2025 Budget Changes: Tax Adjustments, Energy Vouchers, and Zero-Interest Loans Under Version 49.3

Prime Minister François Bayrou’s 2025 budget proposal, backed by Article 49.3, focuses on progressive income tax adjustments, maintaining a minimum tax for high-income households, and enhancing accessibility for first-time homebuyers through a zero-interest loan extension. It introduces exemptions for donations aiding home purchases and modifies taxation for furnished rentals. Additionally, changes to the energy voucher program streamline its use, reflecting the government’s commitment to addressing financial challenges while supporting homeownership and energy efficiency.

Key Highlights of the 2025 Budget Proposal

The 2025 budget has become a focal point for Prime Minister François Bayrou, who has taken a bold step by invoking Article 49.3 of the French Constitution. This decision allows his government to assert responsibility before the National Assembly in an attempt to push through the contentious budget. Following a lengthy process that began with former Prime Minister Michel Barnier’s leadership, the future of this budget hinges on the upcoming vote on the motion of censure. With the Socialist Party choosing not to challenge the Bayrou government at this time, the budget is poised for adoption. Below are the significant measures proposed in the 2025 budget that could impact your finances.

Income Tax Adjustments and New Measures

One of the notable changes in the budget is the progressive income tax scale, which has been indexed at 1.8% instead of the anticipated 2%. This adjustment aligns with the annual inflation rate reported by INSEE, which stands at 1.8% for 2024. This indexing aims to prevent an increased tax burden and ensure that approximately 619,000 taxpayers remain non-taxable.

Additionally, the budget maintains the differential contribution on high incomes (CDHR), which imposes a minimum tax of 20% on wealthy households. However, this measure is temporary and is expected to be replaced by new anti-optimization regulations that will ensure that the combined tax burden for the wealthiest does not fall below a specified threshold.

In terms of real estate, the budget allows local authorities to increase transfer duties on property transactions by 0.5 points, although first-time homebuyers will be exempt from this increase.

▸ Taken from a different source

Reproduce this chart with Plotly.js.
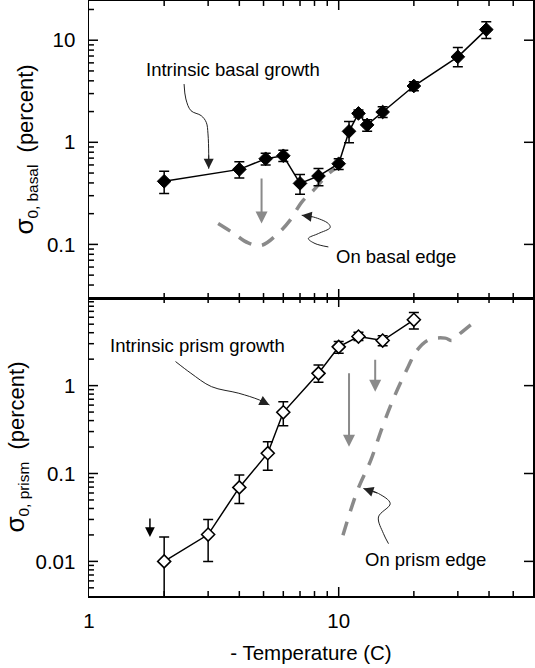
<!DOCTYPE html>
<html><head><meta charset="utf-8">
<script src="https://cdn.plot.ly/plotly-3.0.1.min.js"></script>
<style>html,body{margin:0;padding:0;background:#fff}
#wrap{position:relative;width:535px;height:668px;overflow:hidden}
#top{position:absolute;left:0;top:0;width:535px;height:300px}
#bot{position:absolute;left:0;top:297px;width:535px;height:371px}</style>
</head><body><div id="wrap"><div id="top"></div><div id="bot"></div></div>
<script>
// ---- Top panel: basal ----
const basalT        = [2, 4, 5.1, 6, 7, 8.3, 10, 11, 12, 13, 15, 20, 30, 39];
const basalSigma    = [0.415, 0.543, 0.69, 0.738, 0.396, 0.467, 0.617, 1.28, 1.92, 1.48, 1.98, 3.56, 6.87, 12.7];
const basalErrPlus  = [0.105, 0.102, 0.09, 0.10, 0.089, 0.088, 0.073, 0.32, 0.15, 0.18, 0.25, 0.36, 1.63, 2.5];
const basalErrMinus = [0.099, 0.096, 0.09, 0.088, 0.086, 0.091, 0.077, 0.29, 0.15, 0.20, 0.23, 0.36, 1.37, 2.3];
const basalEdgeT     = [3.29, 3.73, 4.34, 4.91, 5.73, 6.38, 7.11, 7.92, 9.09, 9.67];
const basalEdgeSigma = [0.16, 0.132, 0.1035, 0.098, 0.129, 0.172, 0.26, 0.338, 0.492, 0.55];

// ---- Bottom panel: prism ----
const prismT        = [2, 3, 4, 5.2, 6, 8.3, 10, 12, 15, 20];
const prismSigma    = [0.01, 0.0202, 0.0694, 0.17, 0.497, 1.38, 2.76, 3.62, 3.26, 5.61];
const prismErrPlus  = [0.009, 0.0098, 0.0266, 0.06, 0.16, 0.34, 0.41, 0.44, 0.43, 1.19];
const prismErrMinus = [0.0099, 0.0102, 0.0238, 0.061, 0.147, 0.29, 0.42, 0.36, 0.42, 1.21];
const prismEdgeT     = [10.4, 11.9, 13.45, 14.9, 16.7, 19.0, 20.4, 22.9, 26.7, 28.4, 30.2, 35.8];
const prismEdgeSigma = [0.0198, 0.0646, 0.142, 0.327, 0.749, 1.65, 2.44, 3.32, 3.47, 3.26, 3.79, 5.62];

// ---- Straight arrows (x, from, to, panel) ----
const grayArrowT    = [4.91, 11, 14];
const grayArrowFrom = [0.456, 1.44, 2.05];
const grayArrowTo   = [0.16, 0.201, 0.854];
const grayArrowPanel= ['top', 'bottom', 'bottom'];
const blackArrowT = [1.754], blackArrowFrom = [0.032], blackArrowTo = [0.0189];

// ---- Curved pointer lines for labels ----
const ptrBasalT = [2.403, 2.443, 2.561, 2.814, 2.949, 2.996, 3.016, 3.016];
const ptrBasalS = [3.72, 2.656, 2.04, 1.824, 1.569, 1.209, 0.771, 0.551];
const ptrBasalEdgeT = [9.09, 8.04, 7.56, 8.29, 9.24, 9.09, 7.92, 7.11];
const ptrBasalEdgeS = [0.0945, 0.102, 0.1142, 0.1277, 0.1462, 0.16, 0.1855, 0.1928];
const ptrPrismT = [2.221, 2.558, 3.092, 3.98, 4.81, 5.28];
const ptrPrismS = [1.879, 1.385, 0.974, 0.819, 0.687, 0.602];
const ptrPrismEdgeT = [15.83, 15.11, 14.43, 16.08, 14.43, 12.56];
const ptrPrismEdgeS = [0.0159, 0.0207, 0.032, 0.0455, 0.0592, 0.0675];

// ---- Labels ----
const labelText  = ['Intrinsic basal growth', 'On basal edge', 'Intrinsic prism growth', 'On prism edge'];
const labelT     = [3.79, 16.9, 2.73, 22.3];
const labelS     = [5.13, 0.0767, 2.84, 0.01045];
const labelPanel = ['top', 'top', 'bottom', 'bottom'];

// ---- Axis ranges (log10) and tick values ----
const xRange      = [0, Math.log10(60)];
const yRangeTop   = [-1.525, 1.384];
const yRangeBot   = [-2.394, 0.997];
const xMajorTicks = [10];
const xMinorTicks = [2, 3, 4, 5, 6, 7, 8, 9, 20, 30, 40, 50];
const yMajorTop   = [0.1, 1, 10];
const yMinorTop   = [0.03, 0.04, 0.05, 0.06, 0.07, 0.08, 0.09, 0.2, 0.3, 0.4, 0.5, 0.6, 0.7, 0.8, 0.9,
                     2, 3, 4, 5, 6, 7, 8, 9, 20];
const yMajorBot   = [0.01, 0.1, 1];
const yMinorBot   = [0.005, 0.006, 0.007, 0.008, 0.009, 0.02, 0.03, 0.04, 0.05, 0.06, 0.07, 0.08, 0.09,
                     0.2, 0.3, 0.4, 0.5, 0.6, 0.7, 0.8, 0.9, 2, 3, 4, 5, 6, 7, 8, 9];

const FONT = 'Liberation Sans, Arial, sans-serif';
const GRAY = '#8a8a8a';
const L = Math.log10;
const MAJOR = 12.9, MINOR = 7.1;   // marker sizes giving 9px / 5px inside ticks

const panels = {top: {traces: [], annotations: []}, bottom: {traces: [], annotations: []}};

// tick marks drawn as clipped line markers sitting on the plot edges
function tickMarks(p, xs, ys, symbol, size) {
  panels[p].traces.push({x: xs, y: ys, mode: 'markers', type: 'scatter', cliponaxis: true,
    marker: {symbol: symbol, size: size, color: '#000', line: {color: '#000', width: 1.5}},
    hoverinfo: 'skip', showlegend: false});
}
function addTicks(p, yR, yMaj, yMin, xTopMinor) {
  const yLo = Math.pow(10, yR[0]), yHi = Math.pow(10, yR[1]);
  const xLo = Math.pow(10, xRange[0]), xHi = Math.pow(10, xRange[1]);
  [yLo, yHi].forEach(yEdge => {
    tickMarks(p, xMajorTicks, xMajorTicks.map(() => yEdge), 'line-ns', MAJOR);
    if (yEdge === yLo || xTopMinor) tickMarks(p, xMinorTicks, xMinorTicks.map(() => yEdge), 'line-ns', MINOR);
  });
  tickMarks(p, yMaj.map(() => xLo), yMaj, 'line-ew', MAJOR);
  tickMarks(p, yMin.map(() => xLo), yMin, 'line-ew', MINOR);
  tickMarks(p, yMaj.map(() => xHi), yMaj, 'line-ew', MAJOR);
}
addTicks('top', yRangeTop, yMajorTop, yMinorTop, true);
addTicks('bottom', yRangeBot, yMajorBot, yMinorBot, true);

function pointer(xs, ys, p) {
  panels[p].traces.push({x: xs, y: ys, mode: 'lines', type: 'scatter',
    line: {color: '#222', width: 1, shape: 'spline'}, hoverinfo: 'skip', showlegend: false});
  const n = xs.length;
  panels[p].annotations.push({xref: 'x', yref: 'y', axref: 'x', ayref: 'y',
    x: L(xs[n-1]), y: L(ys[n-1]), ax: L(xs[n-2]), ay: L(ys[n-2]), text: '',
    showarrow: true, arrowhead: 2, arrowsize: 2, arrowwidth: 1, arrowcolor: '#222'});
}
// dashed edge curves
panels.top.traces.push({x: basalEdgeT, y: basalEdgeSigma, mode: 'lines', type: 'scatter',
  line: {color: GRAY, width: 3.5, dash: '14px,11px', shape: 'spline'}, showlegend: false});
panels.bottom.traces.push({x: prismEdgeT, y: prismEdgeSigma, mode: 'lines', type: 'scatter',
  line: {color: GRAY, width: 3.5, dash: '14px,11px', shape: 'spline'}, showlegend: false});
pointer(ptrBasalT, ptrBasalS, 'top');
pointer(ptrBasalEdgeT, ptrBasalEdgeS, 'top');
pointer(ptrPrismT, ptrPrismS, 'bottom');
pointer(ptrPrismEdgeT, ptrPrismEdgeS, 'bottom');
// data
panels.top.traces.push({x: basalT, y: basalSigma, mode: 'lines+markers', type: 'scatter',
  line: {color: '#000', width: 1.5},
  marker: {symbol: 'diamond', size: 10.5, color: '#000', line: {color: '#000', width: 1}},
  error_y: {type: 'data', symmetric: false, array: basalErrPlus, arrayminus: basalErrMinus,
    color: '#000', thickness: 1.5, width: 5}, showlegend: false});
panels.bottom.traces.push({x: prismT, y: prismSigma, mode: 'lines+markers', type: 'scatter',
  line: {color: '#000', width: 1.5},
  marker: {symbol: 'diamond', size: 10, color: '#fff', line: {color: '#000', width: 1.6}},
  error_y: {type: 'data', symmetric: false, array: prismErrPlus, arrayminus: prismErrMinus,
    color: '#000', thickness: 1.5, width: 5}, showlegend: false});

grayArrowT.forEach((t, i) => {
  panels[grayArrowPanel[i]].annotations.push({xref: 'x', yref: 'y', axref: 'x', ayref: 'y',
    x: L(t), y: L(grayArrowTo[i]), ax: L(t), ay: L(grayArrowFrom[i]), text: '',
    showarrow: true, arrowhead: 2, arrowsize: 1.2, arrowwidth: 2, arrowcolor: GRAY});
});
blackArrowT.forEach((t, i) => {
  panels.bottom.annotations.push({xref: 'x', yref: 'y', axref: 'x', ayref: 'y',
    x: L(t), y: L(blackArrowTo[i]), ax: L(t), ay: L(blackArrowFrom[i]), text: '',
    showarrow: true, arrowhead: 2, arrowsize: 1.3, arrowwidth: 1.5, arrowcolor: '#000'});
});
labelText.forEach((t, i) => {
  panels[labelPanel[i]].annotations.push({xref: 'x', yref: 'y', x: L(labelT[i]), y: L(labelS[i]), text: t,
    showarrow: false, font: {family: FONT, size: 18.5, color: '#000'}});
});

function axis(extra) {
  return Object.assign({type: 'log', dtick: 1, ticks: '', showline: true, linewidth: 1.5,
    linecolor: '#000', mirror: true, showgrid: false, zeroline: false, exponentformat: 'none',
    tickfont: {family: FONT, size: 20.5, color: '#000'}}, extra);
}
const yTitle = sub => ({text: '<span style="font-size:26px">σ</span><sub>0, ' + sub + '</sub>  (percent)',
  font: {family: FONT, size: 22, color: '#000'}, standoff: 7});

const topLayout = {
  width: 535, height: 300, margin: {l: 89, r: 2, t: 1, b: 2},
  paper_bgcolor: 'rgba(0,0,0,0)', plot_bgcolor: 'rgba(0,0,0,0)', showlegend: false,
  xaxis: axis({range: xRange, showticklabels: false}),
  yaxis: axis({range: yRangeTop, ticklabelstandoff: 8, title: yTitle('basal')}),
  annotations: panels.top.annotations
};
const botLayout = {
  width: 535, height: 371, margin: {l: 89, r: 2, t: 1, b: 72},
  paper_bgcolor: 'rgba(0,0,0,0)', plot_bgcolor: 'rgba(0,0,0,0)', showlegend: false,
  xaxis: axis({range: xRange, ticklabelstandoff: 6,
    title: {text: '- Temperature (C)', font: {family: FONT, size: 20.5, color: '#000'}, standoff: 14}}),
  yaxis: axis({range: yRangeBot, ticklabelstandoff: 8, title: yTitle('prism')}),
  annotations: panels.bottom.annotations
};

Plotly.newPlot('top', panels.top.traces, topLayout, {displayModeBar: false, staticPlot: true});
Plotly.newPlot('bot', panels.bottom.traces, botLayout, {displayModeBar: false, staticPlot: true});
</script></body></html>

Furthermore, the tax advantage for furnished rental properties will be modified, leading to higher taxation upon resale due to the reintroduction of amortization deductions into capital gains calculations.

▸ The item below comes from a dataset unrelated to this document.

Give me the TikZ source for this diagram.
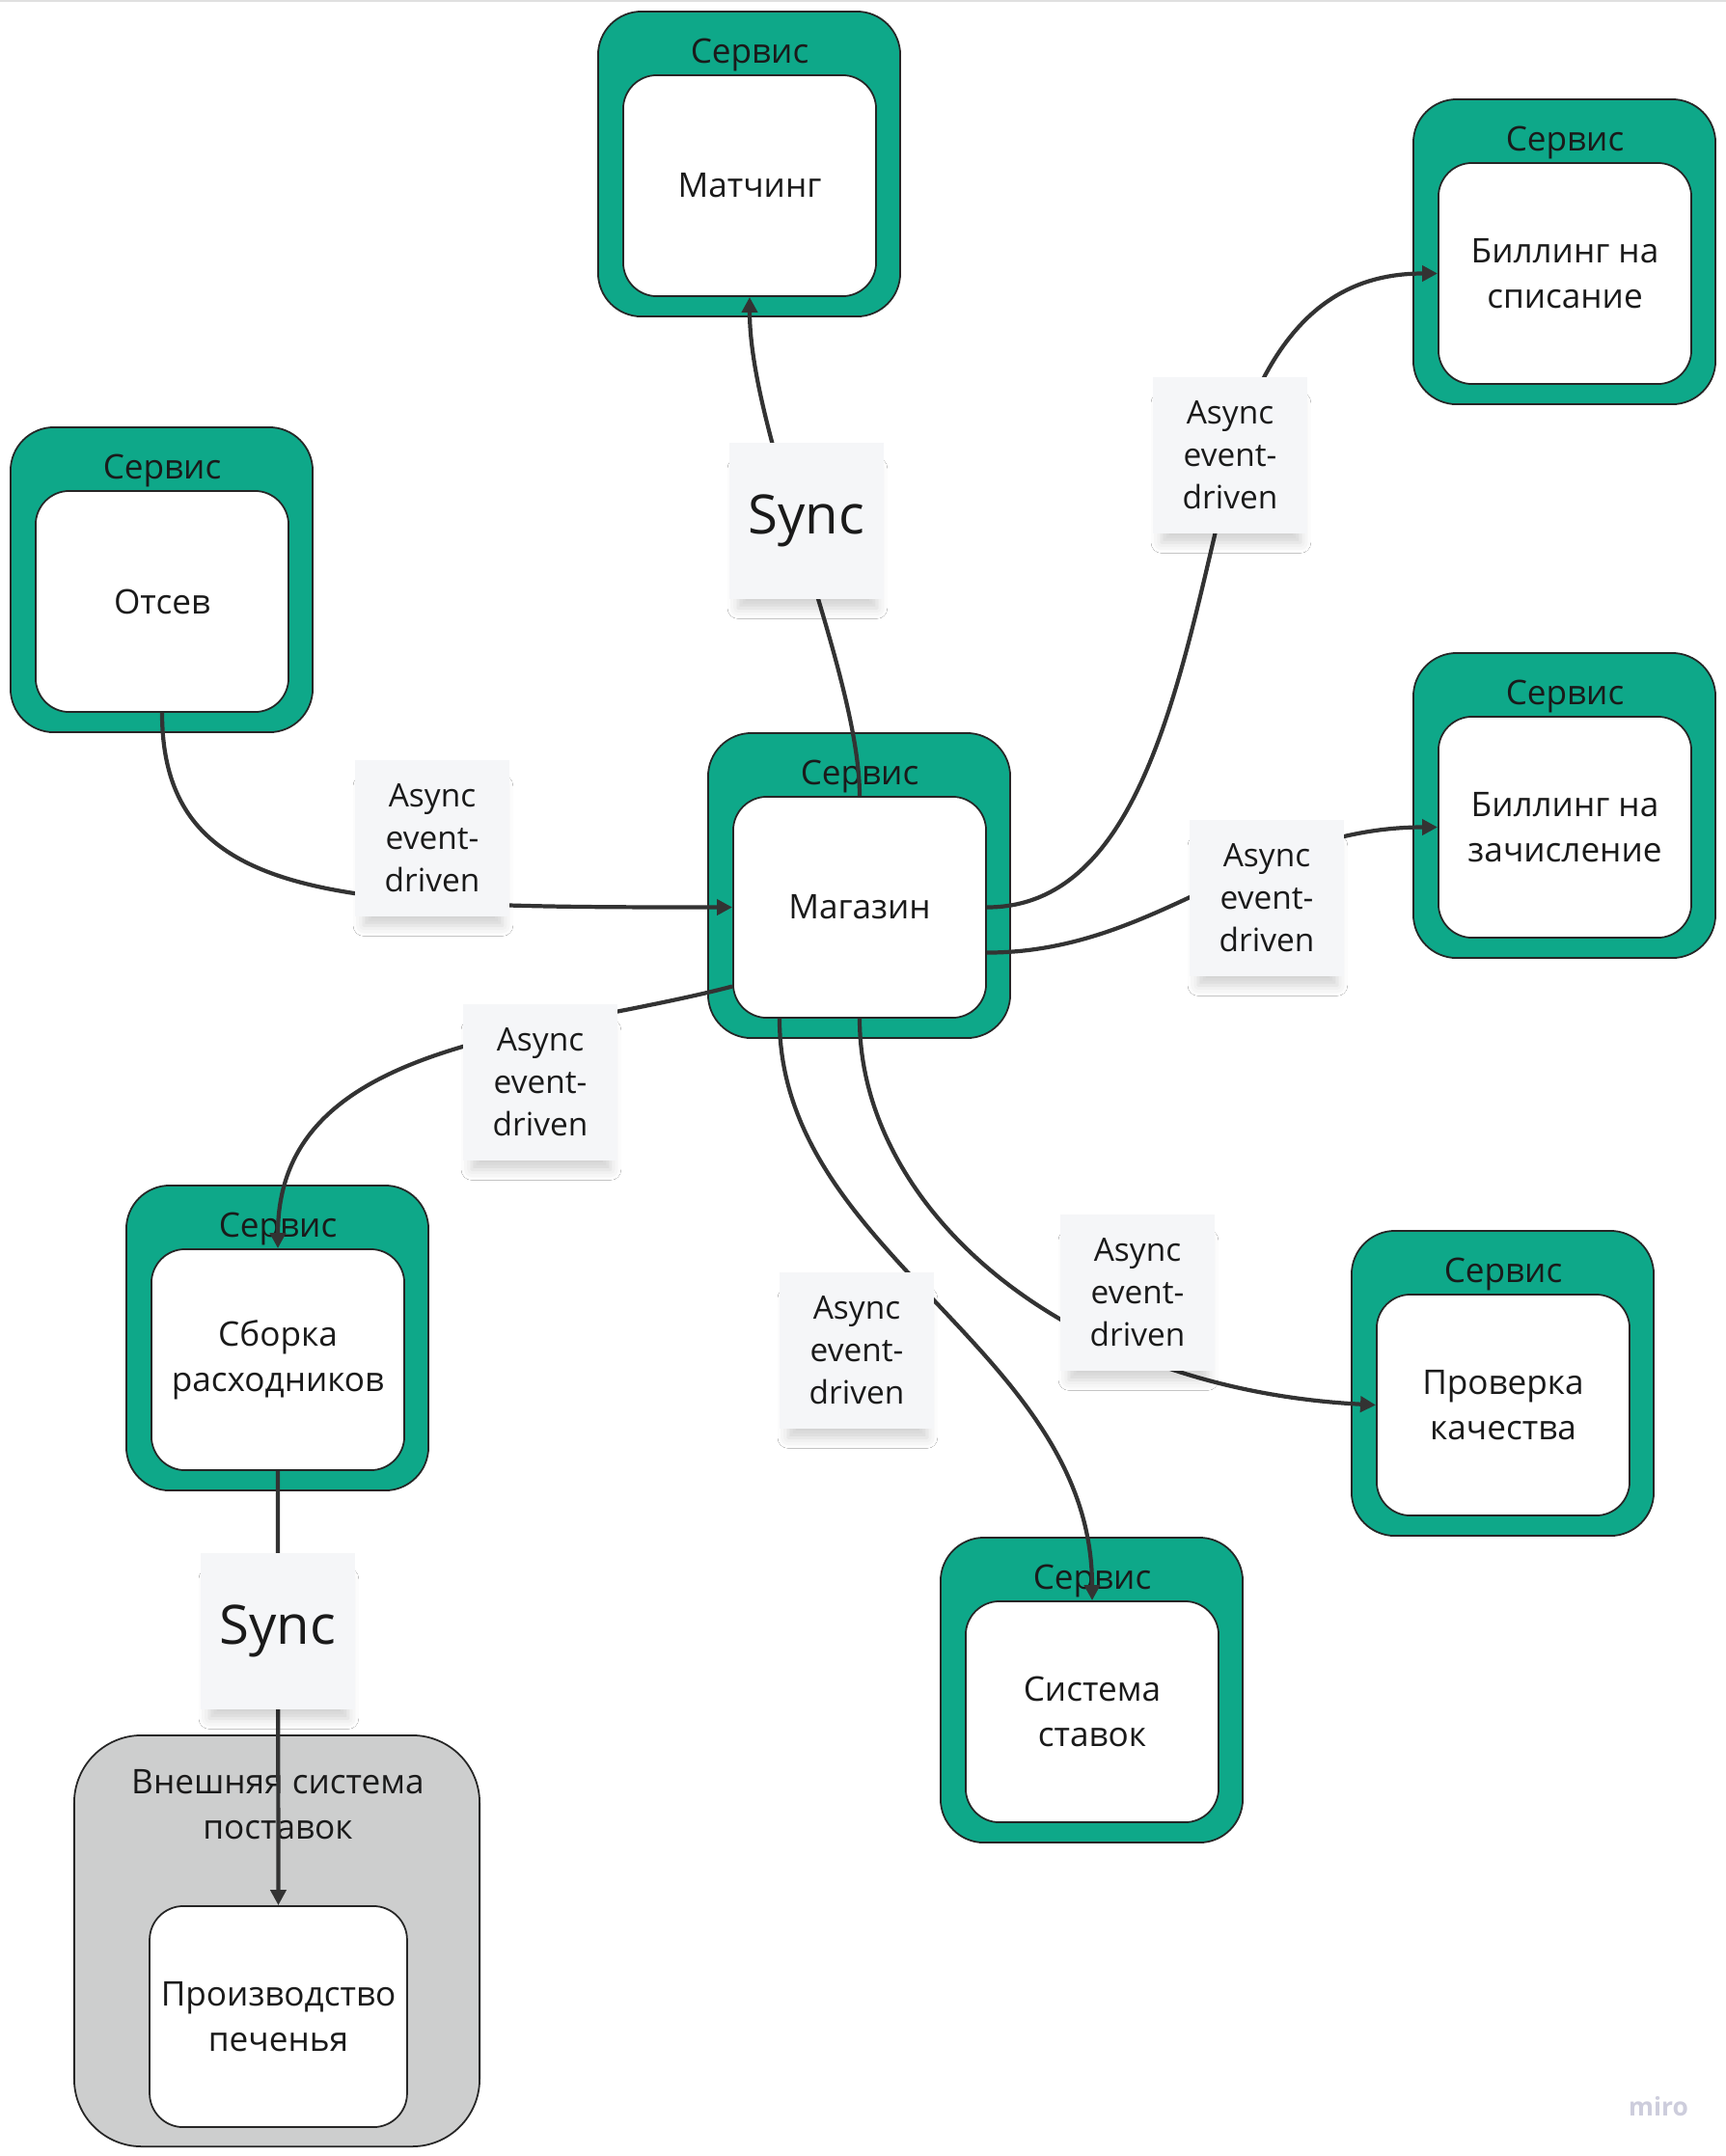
\documentclass[tikz,border=0pt]{standalone}
\usepackage{fontspec}
\setmainfont{Open Sans}
\usetikzlibrary{arrows.meta}
\usetikzlibrary{shadows.blur}
\usetikzlibrary{calc}
\definecolor{servicegreen}{RGB}{14,168,137}
\definecolor{linegray}{RGB}{51,51,51}
\definecolor{notegray}{RGB}{245,246,248}
\definecolor{extgray}{RGB}{205,206,206}
\definecolor{textblack}{RGB}{26,26,26}
\definecolor{mirogray}{RGB}{205,205,220}
\tikzset{servicebox/.style = {draw=black!85, fill=servicegreen, line width=0.5pt,
                              rounded corners=0.45cm, minimum width=3.13cm,
                              minimum height=3.16cm, inner sep=0pt},
         extbox/.style = {servicebox, fill=extgray, rounded corners=0.7cm,
                          minimum width=4.2cm, minimum height=4.26cm},
         servicecore/.style = {draw=black!85, fill=white, line width=0.5pt,
                               rounded corners=0.35cm, minimum width=2.62cm,
                               minimum height=2.29cm, align=center, text=textblack,
                               font=\fontsize{10}{13.4}\selectfont},
         servicetag/.style = {align=center, text=textblack,
                              font=\fontsize{10}{13.4}\selectfont},
         sticky/.style = {fill=notegray, minimum width=1.6cm, minimum height=1.61cm,
                          align=center, text=textblack,
                          blur shadow={shadow xshift=0.01cm, shadow yshift=-0.2cm,
                                       shadow scale=0.9, shadow opacity=18,
                                       shadow blur radius=0.12cm}},
         asyncnote/.style = {sticky, font=\fontsize{9.5}{12.5}\selectfont},
         syncnote/.style = {sticky, font=\fontsize{16}{19}\selectfont},
         flow/.style = {draw=linegray, line width=1.2pt,
                        -{Triangle[length=0.16cm, width=0.16cm]}}}

\begin{document}
\begin{tikzpicture}[x=0.01cm, y=-0.01cm]
  \useasboundingbox (0,0) rectangle (1789,2235);
  \fill [white] (0,0) rectangle (1789,2235);
  \draw [black!12] (0,1) -- (1789,1);

  % services
  \foreach \name/\x/\y/\txt in {matching/620/12/{Матчинг},
                                billspis/1465/103/{Биллинг на\\списание},
                                otsev/11/443/{Отсев},
                                magazin/734/760/{Магазин},
                                billzach/1465/677/{Биллинг на\\зачисление},
                                sborka/131/1229/{Сборка\\расходников},
                                kachestvo/1401/1276/{Проверка\\качества},
                                stavki/975/1594/{Система\\ставок}} {
    \node [servicebox] (\name-out) at (\x+156.5, \y+158) {};
    \node [servicecore] (\name) at (\x+157, \y+180.5) {\txt};
    \node [servicetag] (\name-tag) at (\x+157, \y+45) {Сервис};
  }

  % external system
  \node [extbox] (supply-out) at (287,2012) {};
  \node [servicecore] (proizv) at (288.5,2090.5) {Производство\\печенья};
  \node [servicetag] (supply-tag) at (288,1871) {Внешняя система\\поставок};

  % connectors
  \draw [flow] (magazin.north) .. controls +(0,-127) and +(0,143) .. (matching.south);
  \draw [flow] (otsev.south) .. controls +(0,200) and +(-400,0) .. (magazin.west);
  \coordinate (bend-spis) at (1285,450);
  \draw [flow] (magazin.east) .. controls +(177,0) and +(-55,200) .. (bend-spis)
                              .. controls +(45,-130) and +(-91,0) .. (billspis.west);
  \draw [flow] ([yshift=-0.47cm]magazin.east) .. controls +(177,0) and +(-191,0) .. (billzach.west);
  \draw [flow] ([yshift=-0.82cm]magazin.west) .. controls +(-200,52) and +(0,-216) .. (sborka.north);
  \draw [flow] ([xshift=-0.83cm]magazin.south) .. controls +(0,245) and +(0,-260) .. (stavki.north);
  \draw [flow] (magazin.south) .. controls +(0,195) and +(-327,-17) .. (kachestvo.west);
  \draw [flow] (sborka.south) -- (proizv.north);

  % notes
  \node [syncnote] (sync-up) at (836,540) {Sync};
  \node [asyncnote] (async-spis) at (1275,472) {Async\\event-\\driven};
  \node [asyncnote] (async-otsev) at (448,869) {Async\\event-\\driven};
  \node [asyncnote] (async-zach) at (1313,931) {Async\\event-\\driven};
  \node [asyncnote] (async-sborka) at (560,1122) {Async\\event-\\driven};
  \node [asyncnote] (async-stavki) at (888,1400) {Async\\event-\\driven};
  \node [asyncnote] (async-kach) at (1179,1340) {Async\\event-\\driven};
  \node [syncnote] (sync-down) at (288,1691) {Sync};

  \node [text=mirogray, font=\fontsize{7.5}{9}\selectfont\bfseries] (miro-mark) at (1719,2184) {miro};
\end{tikzpicture}
\end{document}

Another crucial aspect of the budget is the confirmed extension of the zero-interest loan (PTZ), which aims to expand access to homeownership for first-time buyers across all regions. This initiative is designed to facilitate the purchase or construction of both single-family homes and apartments.

A new proposal included in the budget is the exemption of donation rights for funds intended to assist children or grandchildren in purchasing their primary residence. This measure is expected to encourage financial support from parents and grandparents, allowing cash gifts up to €100,000 to be given without incurring transfer duties.

Lastly, the 2025 budget introduces changes to the energy voucher program, which has faced challenges in the past year. The new provisions limit its use by eliminating the option to convert the energy voucher into a work voucher for energy renovations, thereby streamlining the application of this aid.